I really like the idea of the We The People site. The bulk of the most popular petitions maybe not so much. You have to scroll down a bit to come to a tax related petition of interest. Repeal DOMA. I signed that sucker. (I know DOMA is about much more than taxes, but that is the part I have been writing about). I think the the thing to do with the Westboro Baptist Church, which is the focus of several of the most popular petitions, is to ignore them. Clearly there are a few hundred thousand people, who think otherwise.
What I Would Like To See On We The People
What I suggested in a previous post is that people who have spent a lot of time looking at tax returns, following tax litigation or in some other way studying our existing tax system put up some tightly focused petitions that might contribute to the cause of simplification. Ideally they should be, at least arguably, revenue neutral or in the case of egregious abuses revenue positive. It is easy to say we should get rid of the AMT or the estate tax or as one petition puts it: Replace the federal income tax code with a simple flat tax!, but the devil is in the details. It is distressing to think about it, but everything that is there is there because somebody thought it was a good idea. A lot of the more complicated provisions like the at-risk rules and the passive activity loss rules are responses to complicated schemes that people devised to frustrate a previously simpler tax code.
A Good Example
My friend Robert Baty inspired me in this. He put up a petition to repeal Code Section 107. It will not be searchable on the site until it gets 150 signatures. Code Section 107 allows “ministers of the gospel” to receive a tax-free housing allowance. There is no dollar limit making for televangelists and mega-church ministers using tax deductible donation to fund out-sized tax-free housing allowances. The definition of “minister of the gospel” is also rather elastic allowing for “basketball ministers”. Bob was an IRS Appeals officer and he has carried the fight against the “basketball minister” travesty into retirement. Personally I think that Code Section 107 should be reformed a bit rather than repealed, but I signed the petition to help the discussion along.
My First Petition
I decided that if I was going to challenge my readers and fellow tax bloggers to put up some tightly focused tax petitions, I should do a couple myself. Here is my first one:
Get The IRS Out Of Defining Family
Our tax code’s system of individual taxation is based on the typical American family of the 1950s. Significant simplification could be achieved by replacing the current four individual filing statuses with one and replacing personal and dependency exemptions with a single freely transferable credit.
Details
1. One filing status for individuals
2. No deductions for dependents
3. A freely transferable credit designed to achieve revenue neutrality with the current system. Credits of dependent children allocated by agreement of custodial parents, but defaulting to the mother if no agreement is reached.
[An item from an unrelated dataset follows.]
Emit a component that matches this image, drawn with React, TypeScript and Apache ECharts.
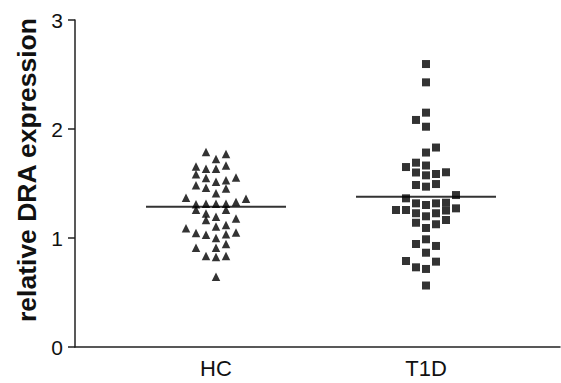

4. Earned income taxed to person who earned it regardless of state community property laws.
Why This Is A Good Idea
The main objection to this proposal is that if it went through the Tax Court might have to lay off a couple of judges. I at least look at every Tax Court decision and read most of them entirely in order to be able to write about a few of them. In the last couple of weeks there have been four decisions about dependency deductions. “Innocent spouse “cases, where someone sees the dark side of joint returns are a regular occurrence. Then there is the mucking fess that conflicting laws about same sex marriage have created.
I really don’t have a lot of hope that this petition or my next one are going to get very far, but I want to let you know the type of thing that I have in mind. I will write a post about any tax petitions that have this type of focus regardless of whether I agree with them or not.